:: PROBLEM REQUIREMENTS ::
A verbatim copy is needed of the lines from the one containing "Output the web" down to the one containing "const yTickValsBottom = [0, 200, 400];", inclusive. Print it with no pictures.

Code that draws figures:
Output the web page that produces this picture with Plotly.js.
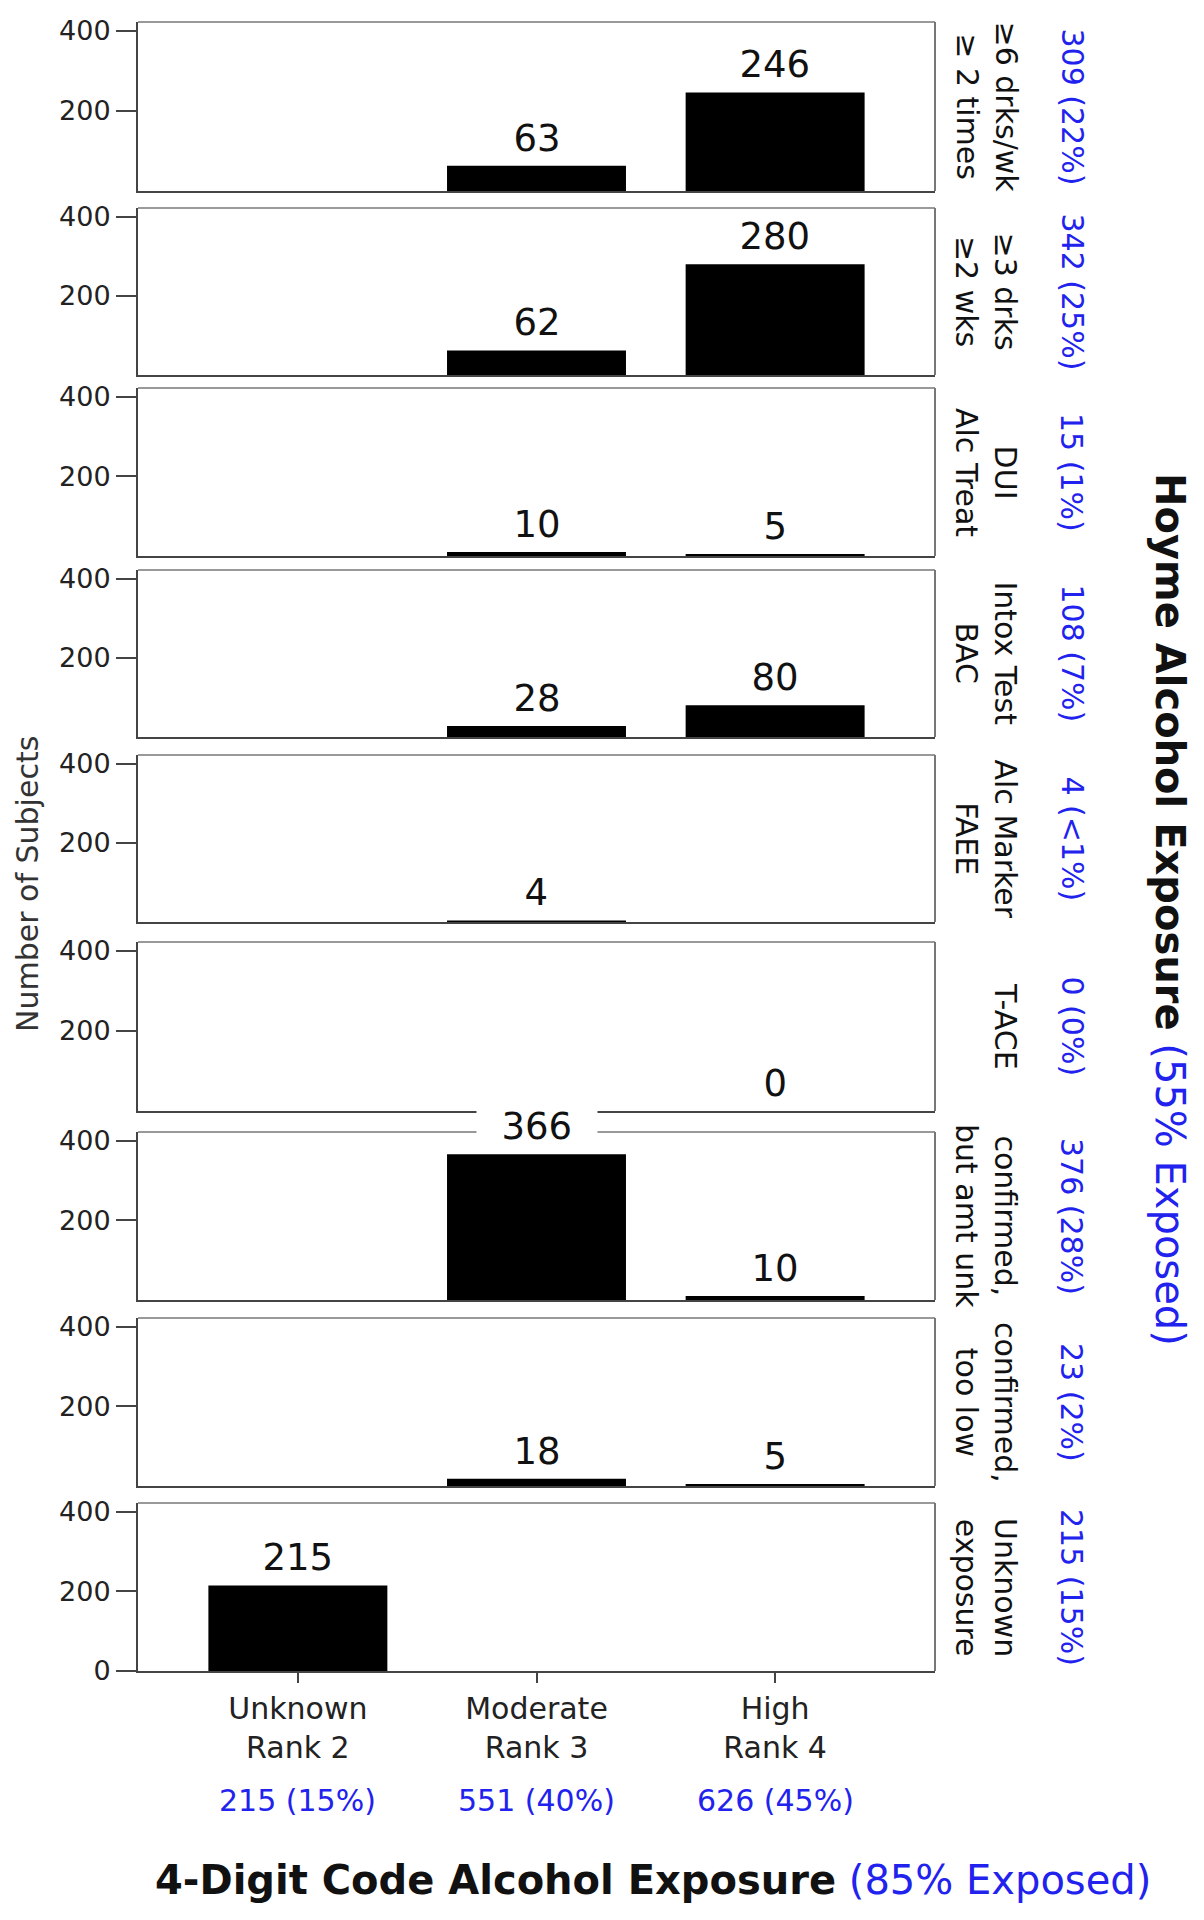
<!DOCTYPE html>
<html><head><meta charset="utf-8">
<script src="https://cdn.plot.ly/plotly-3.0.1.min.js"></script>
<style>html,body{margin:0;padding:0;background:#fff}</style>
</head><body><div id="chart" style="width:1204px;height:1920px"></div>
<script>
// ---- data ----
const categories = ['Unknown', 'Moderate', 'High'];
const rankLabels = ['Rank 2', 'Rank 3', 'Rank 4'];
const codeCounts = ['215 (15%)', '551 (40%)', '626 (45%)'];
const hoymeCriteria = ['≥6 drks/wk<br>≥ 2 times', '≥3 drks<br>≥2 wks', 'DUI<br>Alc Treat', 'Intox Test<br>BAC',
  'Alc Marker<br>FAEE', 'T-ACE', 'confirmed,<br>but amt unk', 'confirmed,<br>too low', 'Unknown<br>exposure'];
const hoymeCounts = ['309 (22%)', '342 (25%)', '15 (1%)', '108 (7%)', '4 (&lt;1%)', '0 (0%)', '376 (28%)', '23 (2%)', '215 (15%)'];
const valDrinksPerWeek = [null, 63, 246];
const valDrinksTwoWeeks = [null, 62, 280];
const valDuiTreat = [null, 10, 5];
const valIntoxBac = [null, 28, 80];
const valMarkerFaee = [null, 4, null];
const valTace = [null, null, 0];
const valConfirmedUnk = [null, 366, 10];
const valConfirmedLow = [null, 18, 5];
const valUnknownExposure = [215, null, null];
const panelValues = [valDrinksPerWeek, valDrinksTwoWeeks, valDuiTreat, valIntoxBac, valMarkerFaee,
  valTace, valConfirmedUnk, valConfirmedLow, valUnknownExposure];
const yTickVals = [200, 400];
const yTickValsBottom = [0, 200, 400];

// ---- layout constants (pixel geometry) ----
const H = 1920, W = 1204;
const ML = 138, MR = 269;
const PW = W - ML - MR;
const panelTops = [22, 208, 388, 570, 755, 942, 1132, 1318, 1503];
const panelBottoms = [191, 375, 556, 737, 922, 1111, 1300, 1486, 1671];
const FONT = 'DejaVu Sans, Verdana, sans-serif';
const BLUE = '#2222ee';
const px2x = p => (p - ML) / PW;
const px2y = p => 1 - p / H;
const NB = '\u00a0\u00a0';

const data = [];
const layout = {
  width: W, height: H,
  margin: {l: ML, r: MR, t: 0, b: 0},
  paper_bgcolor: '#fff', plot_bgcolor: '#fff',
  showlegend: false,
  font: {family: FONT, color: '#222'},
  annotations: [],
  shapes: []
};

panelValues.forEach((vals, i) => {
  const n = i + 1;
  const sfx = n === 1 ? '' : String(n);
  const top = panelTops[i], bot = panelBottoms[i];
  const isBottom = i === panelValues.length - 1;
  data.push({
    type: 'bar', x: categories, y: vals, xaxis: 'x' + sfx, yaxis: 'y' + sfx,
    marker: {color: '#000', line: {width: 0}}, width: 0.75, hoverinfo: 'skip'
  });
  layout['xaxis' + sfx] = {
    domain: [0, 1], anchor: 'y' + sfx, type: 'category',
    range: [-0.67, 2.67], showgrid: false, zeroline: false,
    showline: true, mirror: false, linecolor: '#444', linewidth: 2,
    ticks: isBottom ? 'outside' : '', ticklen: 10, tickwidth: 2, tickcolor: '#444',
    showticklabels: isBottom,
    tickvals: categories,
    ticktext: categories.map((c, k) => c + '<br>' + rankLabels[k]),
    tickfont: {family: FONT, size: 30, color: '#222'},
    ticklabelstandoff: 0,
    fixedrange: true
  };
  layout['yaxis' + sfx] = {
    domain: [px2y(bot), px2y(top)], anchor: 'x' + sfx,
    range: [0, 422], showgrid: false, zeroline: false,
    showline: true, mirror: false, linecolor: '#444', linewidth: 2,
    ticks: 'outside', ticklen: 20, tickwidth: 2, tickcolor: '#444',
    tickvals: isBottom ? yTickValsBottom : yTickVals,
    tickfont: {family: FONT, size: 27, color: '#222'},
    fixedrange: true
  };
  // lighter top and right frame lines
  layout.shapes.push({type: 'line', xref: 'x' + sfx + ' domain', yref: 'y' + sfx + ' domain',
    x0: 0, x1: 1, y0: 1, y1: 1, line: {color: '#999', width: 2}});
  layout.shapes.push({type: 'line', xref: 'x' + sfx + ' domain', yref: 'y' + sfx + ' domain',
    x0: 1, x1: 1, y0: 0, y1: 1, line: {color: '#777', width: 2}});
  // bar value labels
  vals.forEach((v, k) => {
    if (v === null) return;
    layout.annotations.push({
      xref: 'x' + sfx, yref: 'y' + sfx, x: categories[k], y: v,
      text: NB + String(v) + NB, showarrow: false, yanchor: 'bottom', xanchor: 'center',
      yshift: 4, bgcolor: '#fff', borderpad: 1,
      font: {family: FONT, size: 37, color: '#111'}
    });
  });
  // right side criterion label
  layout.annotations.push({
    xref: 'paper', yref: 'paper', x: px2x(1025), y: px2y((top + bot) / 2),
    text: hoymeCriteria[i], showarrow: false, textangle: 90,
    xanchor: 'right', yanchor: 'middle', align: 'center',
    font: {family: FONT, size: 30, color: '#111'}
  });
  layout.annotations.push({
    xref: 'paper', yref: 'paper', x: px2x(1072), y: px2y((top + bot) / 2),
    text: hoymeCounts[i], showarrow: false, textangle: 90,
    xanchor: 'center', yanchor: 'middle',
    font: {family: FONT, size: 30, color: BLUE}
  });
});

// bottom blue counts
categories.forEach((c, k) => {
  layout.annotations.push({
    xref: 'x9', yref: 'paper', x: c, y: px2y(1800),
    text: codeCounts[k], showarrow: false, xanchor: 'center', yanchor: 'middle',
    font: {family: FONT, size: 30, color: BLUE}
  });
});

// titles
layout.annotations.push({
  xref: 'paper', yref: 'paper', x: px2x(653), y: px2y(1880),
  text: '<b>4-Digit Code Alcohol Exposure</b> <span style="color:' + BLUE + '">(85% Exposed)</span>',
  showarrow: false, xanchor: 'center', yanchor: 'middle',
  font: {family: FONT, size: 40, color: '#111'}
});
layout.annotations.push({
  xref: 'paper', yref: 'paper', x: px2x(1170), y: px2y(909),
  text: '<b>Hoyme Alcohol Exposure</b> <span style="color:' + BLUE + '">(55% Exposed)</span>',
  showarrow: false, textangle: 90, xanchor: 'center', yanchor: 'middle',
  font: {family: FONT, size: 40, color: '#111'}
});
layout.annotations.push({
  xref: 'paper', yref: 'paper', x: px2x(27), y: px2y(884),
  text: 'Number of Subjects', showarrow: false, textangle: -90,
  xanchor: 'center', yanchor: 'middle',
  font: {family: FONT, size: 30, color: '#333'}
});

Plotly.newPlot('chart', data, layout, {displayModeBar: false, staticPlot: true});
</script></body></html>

* * *

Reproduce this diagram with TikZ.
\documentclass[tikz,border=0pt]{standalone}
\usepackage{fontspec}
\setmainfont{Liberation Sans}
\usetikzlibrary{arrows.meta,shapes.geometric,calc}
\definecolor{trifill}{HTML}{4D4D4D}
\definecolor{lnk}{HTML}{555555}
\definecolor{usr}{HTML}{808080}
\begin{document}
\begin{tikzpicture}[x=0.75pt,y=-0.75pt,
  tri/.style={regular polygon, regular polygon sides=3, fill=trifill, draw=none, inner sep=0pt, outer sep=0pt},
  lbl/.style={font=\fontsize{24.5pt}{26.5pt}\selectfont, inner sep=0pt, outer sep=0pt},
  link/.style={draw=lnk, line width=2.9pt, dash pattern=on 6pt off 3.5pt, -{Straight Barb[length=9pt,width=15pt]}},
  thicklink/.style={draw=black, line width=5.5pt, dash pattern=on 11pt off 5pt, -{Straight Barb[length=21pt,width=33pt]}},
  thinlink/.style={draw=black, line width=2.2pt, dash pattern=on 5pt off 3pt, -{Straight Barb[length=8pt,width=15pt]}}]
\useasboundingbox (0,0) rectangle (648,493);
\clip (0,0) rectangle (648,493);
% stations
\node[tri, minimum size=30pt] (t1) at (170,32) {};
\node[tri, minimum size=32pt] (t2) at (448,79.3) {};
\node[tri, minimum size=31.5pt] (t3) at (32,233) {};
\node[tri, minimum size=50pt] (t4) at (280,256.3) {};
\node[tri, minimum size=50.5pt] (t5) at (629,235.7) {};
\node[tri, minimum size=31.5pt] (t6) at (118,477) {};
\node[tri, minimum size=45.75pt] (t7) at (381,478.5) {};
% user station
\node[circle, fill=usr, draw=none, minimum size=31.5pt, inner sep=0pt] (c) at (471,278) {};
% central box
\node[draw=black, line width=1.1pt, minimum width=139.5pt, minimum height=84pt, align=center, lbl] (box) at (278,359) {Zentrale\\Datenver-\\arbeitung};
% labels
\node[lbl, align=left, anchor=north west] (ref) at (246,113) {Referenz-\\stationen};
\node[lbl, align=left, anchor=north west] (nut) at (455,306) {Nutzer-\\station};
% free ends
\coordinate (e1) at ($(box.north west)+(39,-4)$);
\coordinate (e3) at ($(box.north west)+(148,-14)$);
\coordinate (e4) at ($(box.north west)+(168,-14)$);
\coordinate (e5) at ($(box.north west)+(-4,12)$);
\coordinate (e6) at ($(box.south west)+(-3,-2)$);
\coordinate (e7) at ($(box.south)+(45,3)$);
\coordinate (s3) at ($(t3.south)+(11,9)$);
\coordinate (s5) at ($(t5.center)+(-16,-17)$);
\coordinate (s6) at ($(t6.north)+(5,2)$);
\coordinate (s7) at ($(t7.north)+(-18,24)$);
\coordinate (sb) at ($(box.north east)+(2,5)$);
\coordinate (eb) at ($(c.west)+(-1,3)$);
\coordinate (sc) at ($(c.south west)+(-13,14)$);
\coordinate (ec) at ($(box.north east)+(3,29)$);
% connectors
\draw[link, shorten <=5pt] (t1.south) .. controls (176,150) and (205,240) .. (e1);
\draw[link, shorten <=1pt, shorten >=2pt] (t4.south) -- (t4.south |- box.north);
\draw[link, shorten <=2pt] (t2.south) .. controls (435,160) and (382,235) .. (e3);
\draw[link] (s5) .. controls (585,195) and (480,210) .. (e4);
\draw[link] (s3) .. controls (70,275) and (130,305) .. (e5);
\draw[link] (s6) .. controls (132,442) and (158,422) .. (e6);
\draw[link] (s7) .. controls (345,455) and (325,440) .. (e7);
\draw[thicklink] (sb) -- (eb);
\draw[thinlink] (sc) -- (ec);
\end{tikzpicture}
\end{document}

--

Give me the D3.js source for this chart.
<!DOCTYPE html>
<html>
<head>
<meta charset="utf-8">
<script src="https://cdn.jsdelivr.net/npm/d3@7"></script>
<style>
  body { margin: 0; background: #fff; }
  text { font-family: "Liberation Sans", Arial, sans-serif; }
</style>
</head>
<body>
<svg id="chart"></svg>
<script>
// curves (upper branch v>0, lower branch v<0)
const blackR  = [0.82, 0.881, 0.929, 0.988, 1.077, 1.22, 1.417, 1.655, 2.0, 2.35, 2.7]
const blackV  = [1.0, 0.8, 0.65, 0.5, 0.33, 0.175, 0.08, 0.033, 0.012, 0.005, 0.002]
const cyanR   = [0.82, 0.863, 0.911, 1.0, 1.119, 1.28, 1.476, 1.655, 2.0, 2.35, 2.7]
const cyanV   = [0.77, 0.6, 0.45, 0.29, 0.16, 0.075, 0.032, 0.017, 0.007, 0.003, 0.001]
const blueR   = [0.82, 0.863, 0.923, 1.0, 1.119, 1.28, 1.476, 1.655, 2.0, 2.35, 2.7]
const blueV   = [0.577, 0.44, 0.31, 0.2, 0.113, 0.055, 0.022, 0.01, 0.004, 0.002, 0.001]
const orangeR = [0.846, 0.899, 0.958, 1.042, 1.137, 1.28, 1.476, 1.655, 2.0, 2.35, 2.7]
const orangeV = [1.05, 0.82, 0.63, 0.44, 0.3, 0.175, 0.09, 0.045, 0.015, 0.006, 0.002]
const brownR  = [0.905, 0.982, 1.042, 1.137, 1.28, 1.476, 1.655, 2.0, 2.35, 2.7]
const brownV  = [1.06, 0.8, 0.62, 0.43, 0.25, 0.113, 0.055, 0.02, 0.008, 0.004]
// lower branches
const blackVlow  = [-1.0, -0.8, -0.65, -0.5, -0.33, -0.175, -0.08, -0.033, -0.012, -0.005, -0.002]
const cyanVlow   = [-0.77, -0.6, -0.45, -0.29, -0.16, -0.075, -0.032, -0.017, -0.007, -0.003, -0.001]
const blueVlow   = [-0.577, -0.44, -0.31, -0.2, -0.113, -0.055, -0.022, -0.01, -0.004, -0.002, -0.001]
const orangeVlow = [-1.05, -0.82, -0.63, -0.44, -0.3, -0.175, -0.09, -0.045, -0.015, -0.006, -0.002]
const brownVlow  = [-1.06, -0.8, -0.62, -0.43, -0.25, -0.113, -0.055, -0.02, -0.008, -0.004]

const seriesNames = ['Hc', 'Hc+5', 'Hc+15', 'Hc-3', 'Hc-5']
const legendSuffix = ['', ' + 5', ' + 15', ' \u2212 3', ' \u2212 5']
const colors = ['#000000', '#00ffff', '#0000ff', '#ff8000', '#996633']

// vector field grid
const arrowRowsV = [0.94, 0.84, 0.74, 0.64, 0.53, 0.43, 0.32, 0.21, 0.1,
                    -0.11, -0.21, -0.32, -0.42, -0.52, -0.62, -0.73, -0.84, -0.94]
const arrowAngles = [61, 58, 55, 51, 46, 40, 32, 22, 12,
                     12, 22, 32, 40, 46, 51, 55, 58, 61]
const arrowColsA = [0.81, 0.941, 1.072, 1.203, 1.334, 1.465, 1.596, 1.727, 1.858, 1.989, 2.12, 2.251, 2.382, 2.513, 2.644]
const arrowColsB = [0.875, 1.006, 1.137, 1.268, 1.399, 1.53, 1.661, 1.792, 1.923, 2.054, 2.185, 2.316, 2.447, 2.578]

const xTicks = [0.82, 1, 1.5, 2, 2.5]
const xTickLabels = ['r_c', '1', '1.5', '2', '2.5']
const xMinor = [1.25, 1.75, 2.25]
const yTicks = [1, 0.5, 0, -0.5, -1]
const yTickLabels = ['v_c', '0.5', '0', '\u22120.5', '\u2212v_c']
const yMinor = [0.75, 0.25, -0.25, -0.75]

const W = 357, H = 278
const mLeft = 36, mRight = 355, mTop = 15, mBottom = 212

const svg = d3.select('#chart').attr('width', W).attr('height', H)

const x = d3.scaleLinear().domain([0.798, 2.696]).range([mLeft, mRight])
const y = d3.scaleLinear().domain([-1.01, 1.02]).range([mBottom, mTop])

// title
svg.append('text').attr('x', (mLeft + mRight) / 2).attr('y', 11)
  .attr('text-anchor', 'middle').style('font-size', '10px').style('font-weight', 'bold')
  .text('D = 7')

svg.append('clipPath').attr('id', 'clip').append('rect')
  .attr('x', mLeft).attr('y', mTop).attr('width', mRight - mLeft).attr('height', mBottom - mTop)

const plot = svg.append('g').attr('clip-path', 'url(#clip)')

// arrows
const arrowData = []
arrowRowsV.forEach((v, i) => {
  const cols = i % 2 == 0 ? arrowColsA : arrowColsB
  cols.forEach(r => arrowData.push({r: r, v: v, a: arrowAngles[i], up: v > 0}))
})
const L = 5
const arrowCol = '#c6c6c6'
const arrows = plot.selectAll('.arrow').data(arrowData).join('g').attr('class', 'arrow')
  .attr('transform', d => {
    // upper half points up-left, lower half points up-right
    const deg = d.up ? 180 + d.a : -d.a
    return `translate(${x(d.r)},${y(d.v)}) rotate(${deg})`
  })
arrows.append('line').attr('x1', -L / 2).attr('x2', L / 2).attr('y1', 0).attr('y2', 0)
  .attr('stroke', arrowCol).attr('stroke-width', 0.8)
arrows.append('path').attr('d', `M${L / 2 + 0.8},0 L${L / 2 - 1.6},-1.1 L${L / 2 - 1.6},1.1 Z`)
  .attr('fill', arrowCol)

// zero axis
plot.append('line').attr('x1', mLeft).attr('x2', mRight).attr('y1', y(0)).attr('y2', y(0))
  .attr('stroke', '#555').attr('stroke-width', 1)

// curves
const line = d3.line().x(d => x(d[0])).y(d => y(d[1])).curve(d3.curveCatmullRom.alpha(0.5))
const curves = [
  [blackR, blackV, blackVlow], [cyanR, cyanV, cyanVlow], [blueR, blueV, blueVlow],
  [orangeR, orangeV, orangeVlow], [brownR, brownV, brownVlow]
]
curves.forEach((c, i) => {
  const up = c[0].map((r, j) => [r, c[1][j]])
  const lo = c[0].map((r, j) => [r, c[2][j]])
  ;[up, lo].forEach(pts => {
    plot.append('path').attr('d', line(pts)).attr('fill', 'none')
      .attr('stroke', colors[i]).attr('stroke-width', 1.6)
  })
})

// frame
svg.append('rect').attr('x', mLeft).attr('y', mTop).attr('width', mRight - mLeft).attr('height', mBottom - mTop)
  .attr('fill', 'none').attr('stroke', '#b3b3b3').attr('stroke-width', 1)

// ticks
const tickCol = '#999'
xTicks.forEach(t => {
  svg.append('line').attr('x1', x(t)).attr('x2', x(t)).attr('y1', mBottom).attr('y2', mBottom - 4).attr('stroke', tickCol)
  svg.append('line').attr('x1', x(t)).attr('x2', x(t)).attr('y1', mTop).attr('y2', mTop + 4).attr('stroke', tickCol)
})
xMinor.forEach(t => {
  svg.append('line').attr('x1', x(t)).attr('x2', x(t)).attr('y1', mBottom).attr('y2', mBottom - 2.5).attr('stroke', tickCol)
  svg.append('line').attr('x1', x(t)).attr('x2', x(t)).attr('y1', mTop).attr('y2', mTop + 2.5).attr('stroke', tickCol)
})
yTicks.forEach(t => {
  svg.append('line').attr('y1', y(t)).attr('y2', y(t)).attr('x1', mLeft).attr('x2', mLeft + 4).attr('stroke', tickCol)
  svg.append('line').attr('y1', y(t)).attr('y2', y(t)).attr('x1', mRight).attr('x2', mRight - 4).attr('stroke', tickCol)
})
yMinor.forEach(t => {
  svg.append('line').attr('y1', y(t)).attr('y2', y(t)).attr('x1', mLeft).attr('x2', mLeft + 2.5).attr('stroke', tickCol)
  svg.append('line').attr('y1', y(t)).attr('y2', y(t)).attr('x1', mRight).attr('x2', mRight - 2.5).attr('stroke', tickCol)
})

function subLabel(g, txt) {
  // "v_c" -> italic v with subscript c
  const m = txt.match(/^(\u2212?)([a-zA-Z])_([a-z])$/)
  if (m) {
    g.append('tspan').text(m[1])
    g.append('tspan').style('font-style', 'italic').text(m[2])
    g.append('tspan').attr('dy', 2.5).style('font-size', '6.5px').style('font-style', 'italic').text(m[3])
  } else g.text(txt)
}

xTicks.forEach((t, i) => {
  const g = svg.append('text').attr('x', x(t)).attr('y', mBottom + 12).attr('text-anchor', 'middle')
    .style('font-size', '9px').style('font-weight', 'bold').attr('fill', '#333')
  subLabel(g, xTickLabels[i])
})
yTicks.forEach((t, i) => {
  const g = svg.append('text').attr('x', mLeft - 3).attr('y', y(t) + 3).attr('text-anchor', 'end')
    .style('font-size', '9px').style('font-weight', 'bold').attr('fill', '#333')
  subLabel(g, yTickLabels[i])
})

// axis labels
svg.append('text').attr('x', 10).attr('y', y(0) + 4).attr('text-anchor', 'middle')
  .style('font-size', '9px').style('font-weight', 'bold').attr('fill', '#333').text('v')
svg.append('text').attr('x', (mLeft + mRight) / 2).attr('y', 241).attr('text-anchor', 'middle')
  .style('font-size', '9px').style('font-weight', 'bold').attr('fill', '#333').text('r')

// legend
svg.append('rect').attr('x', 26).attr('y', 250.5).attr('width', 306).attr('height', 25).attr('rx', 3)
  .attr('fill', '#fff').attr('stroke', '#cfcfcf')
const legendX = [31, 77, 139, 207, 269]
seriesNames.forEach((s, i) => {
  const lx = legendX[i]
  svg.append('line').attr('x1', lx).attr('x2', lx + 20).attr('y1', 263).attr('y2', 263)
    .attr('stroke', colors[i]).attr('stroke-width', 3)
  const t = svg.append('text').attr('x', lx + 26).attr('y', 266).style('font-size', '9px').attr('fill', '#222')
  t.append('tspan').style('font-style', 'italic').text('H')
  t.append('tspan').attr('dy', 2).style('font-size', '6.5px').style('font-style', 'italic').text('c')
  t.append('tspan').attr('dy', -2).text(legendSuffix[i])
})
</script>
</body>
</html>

:: ANSWER IN FULL ::
Output the web page that produces this picture with Plotly.js.
<!DOCTYPE html>
<html><head><meta charset="utf-8">
<script src="https://cdn.plot.ly/plotly-3.0.1.min.js"></script>
<style>html,body{margin:0;padding:0;background:#fff}</style>
</head><body><div id="chart" style="width:1204px;height:1920px"></div>
<script>
// ---- data ----
const categories = ['Unknown', 'Moderate', 'High'];
const rankLabels = ['Rank 2', 'Rank 3', 'Rank 4'];
const codeCounts = ['215 (15%)', '551 (40%)', '626 (45%)'];
const hoymeCriteria = ['≥6 drks/wk<br>≥ 2 times', '≥3 drks<br>≥2 wks', 'DUI<br>Alc Treat', 'Intox Test<br>BAC',
  'Alc Marker<br>FAEE', 'T-ACE', 'confirmed,<br>but amt unk', 'confirmed,<br>too low', 'Unknown<br>exposure'];
const hoymeCounts = ['309 (22%)', '342 (25%)', '15 (1%)', '108 (7%)', '4 (&lt;1%)', '0 (0%)', '376 (28%)', '23 (2%)', '215 (15%)'];
const valDrinksPerWeek = [null, 63, 246];
const valDrinksTwoWeeks = [null, 62, 280];
const valDuiTreat = [null, 10, 5];
const valIntoxBac = [null, 28, 80];
const valMarkerFaee = [null, 4, null];
const valTace = [null, null, 0];
const valConfirmedUnk = [null, 366, 10];
const valConfirmedLow = [null, 18, 5];
const valUnknownExposure = [215, null, null];
const panelValues = [valDrinksPerWeek, valDrinksTwoWeeks, valDuiTreat, valIntoxBac, valMarkerFaee,
  valTace, valConfirmedUnk, valConfirmedLow, valUnknownExposure];
const yTickVals = [200, 400];
const yTickValsBottom = [0, 200, 400];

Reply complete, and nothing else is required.